Code that draws figures:
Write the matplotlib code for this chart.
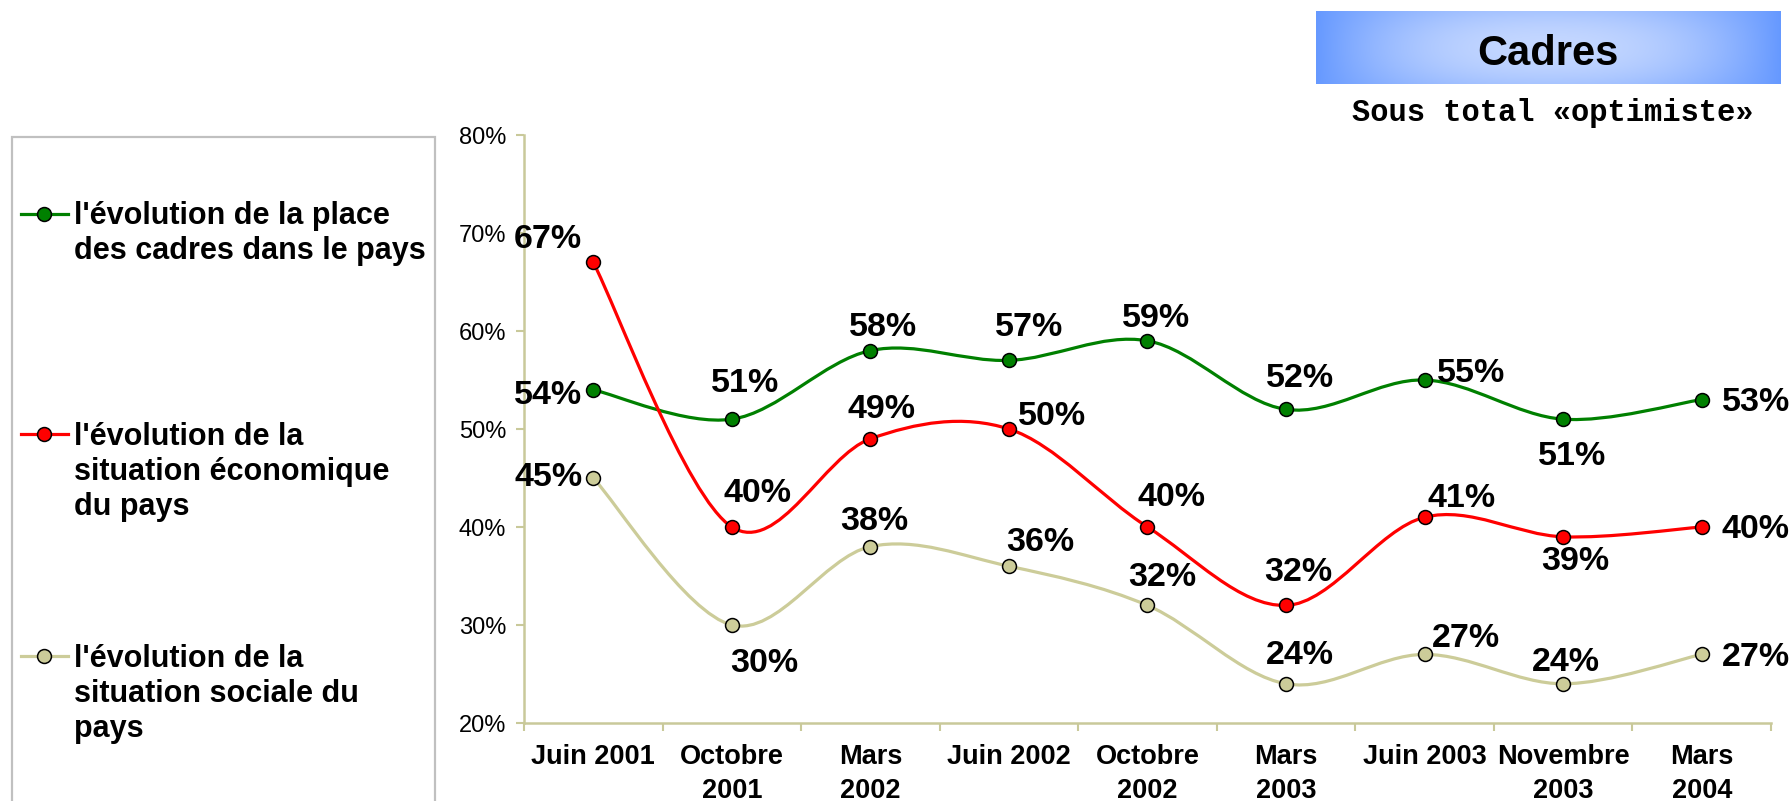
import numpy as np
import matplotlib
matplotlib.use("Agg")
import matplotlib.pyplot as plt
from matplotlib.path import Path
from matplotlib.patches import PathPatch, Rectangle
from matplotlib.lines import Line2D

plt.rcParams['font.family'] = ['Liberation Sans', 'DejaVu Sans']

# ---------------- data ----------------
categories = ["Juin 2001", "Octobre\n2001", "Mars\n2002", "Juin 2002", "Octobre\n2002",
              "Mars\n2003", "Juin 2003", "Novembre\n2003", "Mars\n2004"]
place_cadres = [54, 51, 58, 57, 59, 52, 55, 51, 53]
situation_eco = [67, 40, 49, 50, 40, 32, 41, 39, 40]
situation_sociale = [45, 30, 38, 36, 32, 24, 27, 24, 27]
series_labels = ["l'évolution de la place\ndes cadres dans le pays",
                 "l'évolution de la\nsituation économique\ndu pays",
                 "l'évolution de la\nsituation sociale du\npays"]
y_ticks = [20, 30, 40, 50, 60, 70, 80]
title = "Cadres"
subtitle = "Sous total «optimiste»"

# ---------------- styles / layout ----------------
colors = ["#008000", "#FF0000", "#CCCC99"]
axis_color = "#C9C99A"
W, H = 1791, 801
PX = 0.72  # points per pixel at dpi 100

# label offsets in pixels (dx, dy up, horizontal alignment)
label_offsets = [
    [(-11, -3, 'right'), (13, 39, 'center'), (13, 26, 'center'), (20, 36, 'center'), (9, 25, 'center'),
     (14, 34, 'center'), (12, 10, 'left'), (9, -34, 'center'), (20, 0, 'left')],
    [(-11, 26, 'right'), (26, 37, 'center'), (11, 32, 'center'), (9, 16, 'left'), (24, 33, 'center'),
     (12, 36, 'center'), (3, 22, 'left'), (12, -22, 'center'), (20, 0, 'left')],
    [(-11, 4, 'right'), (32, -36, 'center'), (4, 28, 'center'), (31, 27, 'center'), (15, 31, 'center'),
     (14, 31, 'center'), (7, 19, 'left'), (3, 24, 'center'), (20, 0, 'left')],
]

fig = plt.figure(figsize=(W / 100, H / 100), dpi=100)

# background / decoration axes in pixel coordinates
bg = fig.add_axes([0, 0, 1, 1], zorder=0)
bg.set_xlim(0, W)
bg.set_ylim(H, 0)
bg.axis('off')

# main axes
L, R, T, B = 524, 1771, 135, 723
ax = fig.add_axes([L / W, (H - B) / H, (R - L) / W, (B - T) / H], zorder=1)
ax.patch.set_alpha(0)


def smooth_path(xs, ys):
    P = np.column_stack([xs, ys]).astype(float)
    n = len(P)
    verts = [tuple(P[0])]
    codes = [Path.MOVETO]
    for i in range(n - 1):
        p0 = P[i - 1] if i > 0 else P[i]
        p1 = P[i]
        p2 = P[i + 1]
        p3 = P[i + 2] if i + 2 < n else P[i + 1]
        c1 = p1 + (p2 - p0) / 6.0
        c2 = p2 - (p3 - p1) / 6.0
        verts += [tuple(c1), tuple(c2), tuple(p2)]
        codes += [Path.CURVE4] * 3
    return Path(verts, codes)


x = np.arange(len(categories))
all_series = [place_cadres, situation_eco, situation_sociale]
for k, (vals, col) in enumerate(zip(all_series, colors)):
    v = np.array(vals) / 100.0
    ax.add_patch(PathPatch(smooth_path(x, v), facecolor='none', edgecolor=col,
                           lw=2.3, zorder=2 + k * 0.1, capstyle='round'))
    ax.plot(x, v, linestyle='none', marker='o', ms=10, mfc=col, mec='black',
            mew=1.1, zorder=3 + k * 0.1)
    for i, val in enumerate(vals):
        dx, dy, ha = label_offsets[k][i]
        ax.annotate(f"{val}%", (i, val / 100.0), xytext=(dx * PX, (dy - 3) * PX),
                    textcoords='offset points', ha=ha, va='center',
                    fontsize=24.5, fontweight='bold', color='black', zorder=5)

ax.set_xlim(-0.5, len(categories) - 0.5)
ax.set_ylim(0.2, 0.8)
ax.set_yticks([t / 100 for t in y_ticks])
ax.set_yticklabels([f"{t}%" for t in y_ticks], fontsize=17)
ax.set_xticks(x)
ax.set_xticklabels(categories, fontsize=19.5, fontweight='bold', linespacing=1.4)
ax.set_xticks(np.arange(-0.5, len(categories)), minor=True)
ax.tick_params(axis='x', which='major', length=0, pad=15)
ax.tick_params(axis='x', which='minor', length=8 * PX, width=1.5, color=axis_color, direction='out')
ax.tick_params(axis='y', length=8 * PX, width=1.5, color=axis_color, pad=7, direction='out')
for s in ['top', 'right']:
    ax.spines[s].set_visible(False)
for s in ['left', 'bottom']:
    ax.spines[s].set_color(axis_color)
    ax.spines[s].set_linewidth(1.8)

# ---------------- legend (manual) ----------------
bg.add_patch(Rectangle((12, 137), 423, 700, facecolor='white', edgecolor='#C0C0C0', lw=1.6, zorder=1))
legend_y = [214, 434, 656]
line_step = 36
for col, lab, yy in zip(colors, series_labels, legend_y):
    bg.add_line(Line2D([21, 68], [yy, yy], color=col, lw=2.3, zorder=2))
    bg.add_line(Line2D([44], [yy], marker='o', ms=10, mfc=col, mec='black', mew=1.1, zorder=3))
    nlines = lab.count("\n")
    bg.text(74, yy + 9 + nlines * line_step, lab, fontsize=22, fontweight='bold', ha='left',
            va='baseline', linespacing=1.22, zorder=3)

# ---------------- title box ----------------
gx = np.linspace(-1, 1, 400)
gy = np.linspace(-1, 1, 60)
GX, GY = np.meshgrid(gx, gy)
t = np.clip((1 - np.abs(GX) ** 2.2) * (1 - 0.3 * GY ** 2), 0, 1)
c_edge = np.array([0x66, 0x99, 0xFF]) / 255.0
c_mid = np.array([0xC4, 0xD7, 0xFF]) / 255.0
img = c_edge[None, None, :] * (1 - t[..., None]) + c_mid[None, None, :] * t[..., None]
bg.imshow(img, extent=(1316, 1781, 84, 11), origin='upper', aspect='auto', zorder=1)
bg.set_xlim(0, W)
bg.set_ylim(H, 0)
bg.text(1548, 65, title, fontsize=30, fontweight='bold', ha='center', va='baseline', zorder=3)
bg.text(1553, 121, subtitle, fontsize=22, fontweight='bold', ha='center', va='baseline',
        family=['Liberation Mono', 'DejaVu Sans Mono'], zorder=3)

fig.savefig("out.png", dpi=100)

* * *

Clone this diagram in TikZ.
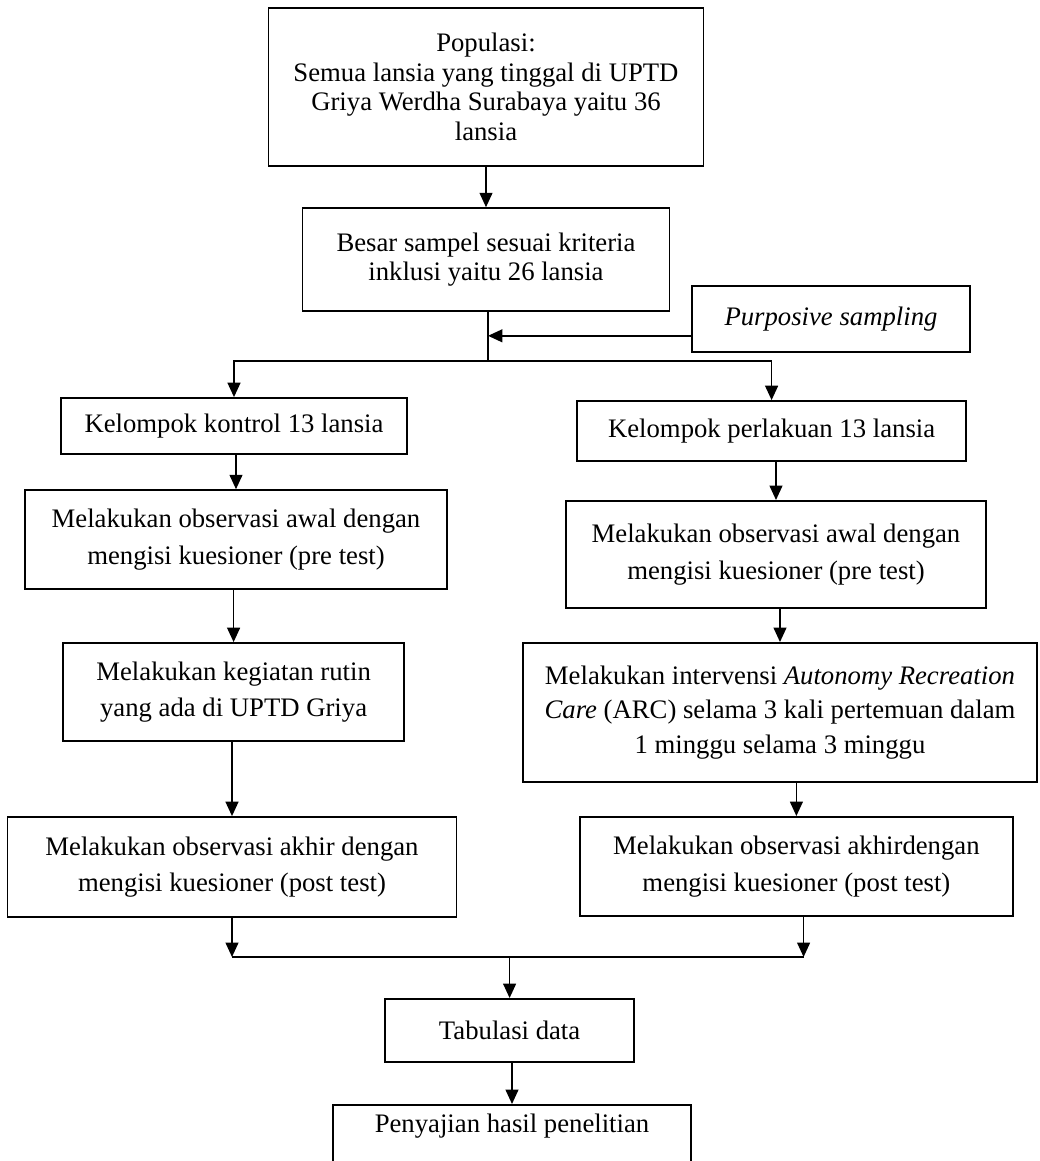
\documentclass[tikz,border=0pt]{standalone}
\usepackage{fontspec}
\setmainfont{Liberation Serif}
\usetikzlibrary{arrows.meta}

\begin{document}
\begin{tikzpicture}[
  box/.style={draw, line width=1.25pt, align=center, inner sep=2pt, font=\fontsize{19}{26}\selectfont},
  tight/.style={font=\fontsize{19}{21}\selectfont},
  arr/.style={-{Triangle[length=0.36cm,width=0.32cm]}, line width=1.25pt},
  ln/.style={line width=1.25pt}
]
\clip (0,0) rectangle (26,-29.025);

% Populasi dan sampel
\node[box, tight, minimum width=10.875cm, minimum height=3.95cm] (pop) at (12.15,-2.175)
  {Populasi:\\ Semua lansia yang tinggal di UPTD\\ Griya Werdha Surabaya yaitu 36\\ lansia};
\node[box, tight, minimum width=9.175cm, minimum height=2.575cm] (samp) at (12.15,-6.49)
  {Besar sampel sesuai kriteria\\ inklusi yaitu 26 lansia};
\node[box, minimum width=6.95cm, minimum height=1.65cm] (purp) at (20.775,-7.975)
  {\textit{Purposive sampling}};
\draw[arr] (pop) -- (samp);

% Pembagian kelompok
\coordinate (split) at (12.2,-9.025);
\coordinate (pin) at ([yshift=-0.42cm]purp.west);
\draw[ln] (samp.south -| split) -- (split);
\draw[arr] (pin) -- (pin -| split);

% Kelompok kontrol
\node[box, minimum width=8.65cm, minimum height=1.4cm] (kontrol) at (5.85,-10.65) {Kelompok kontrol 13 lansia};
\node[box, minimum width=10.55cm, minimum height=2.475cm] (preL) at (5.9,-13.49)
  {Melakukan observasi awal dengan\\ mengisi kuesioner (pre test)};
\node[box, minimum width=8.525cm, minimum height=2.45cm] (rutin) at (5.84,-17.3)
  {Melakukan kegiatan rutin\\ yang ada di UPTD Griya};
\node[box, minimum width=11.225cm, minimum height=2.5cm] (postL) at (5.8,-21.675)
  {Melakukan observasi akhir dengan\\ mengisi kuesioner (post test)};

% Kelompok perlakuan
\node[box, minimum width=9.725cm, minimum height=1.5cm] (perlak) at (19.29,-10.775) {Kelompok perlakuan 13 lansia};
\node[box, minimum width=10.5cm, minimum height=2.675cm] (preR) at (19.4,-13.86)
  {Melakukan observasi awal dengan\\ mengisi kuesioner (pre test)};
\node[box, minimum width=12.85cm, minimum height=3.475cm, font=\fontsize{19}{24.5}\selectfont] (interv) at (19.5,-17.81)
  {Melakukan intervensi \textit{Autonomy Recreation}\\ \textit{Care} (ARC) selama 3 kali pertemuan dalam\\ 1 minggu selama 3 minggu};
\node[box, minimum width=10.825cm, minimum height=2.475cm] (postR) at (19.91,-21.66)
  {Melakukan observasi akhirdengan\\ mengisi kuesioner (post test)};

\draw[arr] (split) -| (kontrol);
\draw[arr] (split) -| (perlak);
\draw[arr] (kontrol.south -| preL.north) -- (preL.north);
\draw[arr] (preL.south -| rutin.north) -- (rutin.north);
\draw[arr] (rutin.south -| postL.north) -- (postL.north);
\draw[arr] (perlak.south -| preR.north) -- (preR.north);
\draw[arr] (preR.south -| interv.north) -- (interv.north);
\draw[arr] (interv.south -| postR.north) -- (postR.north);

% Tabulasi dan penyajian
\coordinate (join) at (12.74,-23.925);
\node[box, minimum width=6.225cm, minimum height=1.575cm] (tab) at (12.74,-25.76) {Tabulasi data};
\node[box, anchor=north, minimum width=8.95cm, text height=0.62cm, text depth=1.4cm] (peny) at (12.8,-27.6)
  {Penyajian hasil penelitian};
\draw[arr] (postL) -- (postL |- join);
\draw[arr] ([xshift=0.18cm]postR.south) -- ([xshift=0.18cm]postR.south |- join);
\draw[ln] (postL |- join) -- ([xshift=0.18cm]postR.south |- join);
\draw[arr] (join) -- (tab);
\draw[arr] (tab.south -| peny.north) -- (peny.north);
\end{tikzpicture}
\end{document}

DIRECTIONS
Pictures excluded, give again exactly and only the lines of the material above from the line with "Clone this diagram in TikZ." through the line with "observasi akhir dengan\\".

RESULT
Clone this diagram in TikZ.
\documentclass[tikz,border=0pt]{standalone}
\usepackage{fontspec}
\setmainfont{Liberation Serif}
\usetikzlibrary{arrows.meta}

\begin{document}
\begin{tikzpicture}[
  box/.style={draw, line width=1.25pt, align=center, inner sep=2pt, font=\fontsize{19}{26}\selectfont},
  tight/.style={font=\fontsize{19}{21}\selectfont},
  arr/.style={-{Triangle[length=0.36cm,width=0.32cm]}, line width=1.25pt},
  ln/.style={line width=1.25pt}
]
\clip (0,0) rectangle (26,-29.025);

% Populasi dan sampel
\node[box, tight, minimum width=10.875cm, minimum height=3.95cm] (pop) at (12.15,-2.175)
  {Populasi:\\ Semua lansia yang tinggal di UPTD\\ Griya Werdha Surabaya yaitu 36\\ lansia};
\node[box, tight, minimum width=9.175cm, minimum height=2.575cm] (samp) at (12.15,-6.49)
  {Besar sampel sesuai kriteria\\ inklusi yaitu 26 lansia};
\node[box, minimum width=6.95cm, minimum height=1.65cm] (purp) at (20.775,-7.975)
  {\textit{Purposive sampling}};
\draw[arr] (pop) -- (samp);

% Pembagian kelompok
\coordinate (split) at (12.2,-9.025);
\coordinate (pin) at ([yshift=-0.42cm]purp.west);
\draw[ln] (samp.south -| split) -- (split);
\draw[arr] (pin) -- (pin -| split);

% Kelompok kontrol
\node[box, minimum width=8.65cm, minimum height=1.4cm] (kontrol) at (5.85,-10.65) {Kelompok kontrol 13 lansia};
\node[box, minimum width=10.55cm, minimum height=2.475cm] (preL) at (5.9,-13.49)
  {Melakukan observasi awal dengan\\ mengisi kuesioner (pre test)};
\node[box, minimum width=8.525cm, minimum height=2.45cm] (rutin) at (5.84,-17.3)
  {Melakukan kegiatan rutin\\ yang ada di UPTD Griya};
\node[box, minimum width=11.225cm, minimum height=2.5cm] (postL) at (5.8,-21.675)
  {Melakukan observasi akhir dengan\\ mengisi kuesioner (post test)};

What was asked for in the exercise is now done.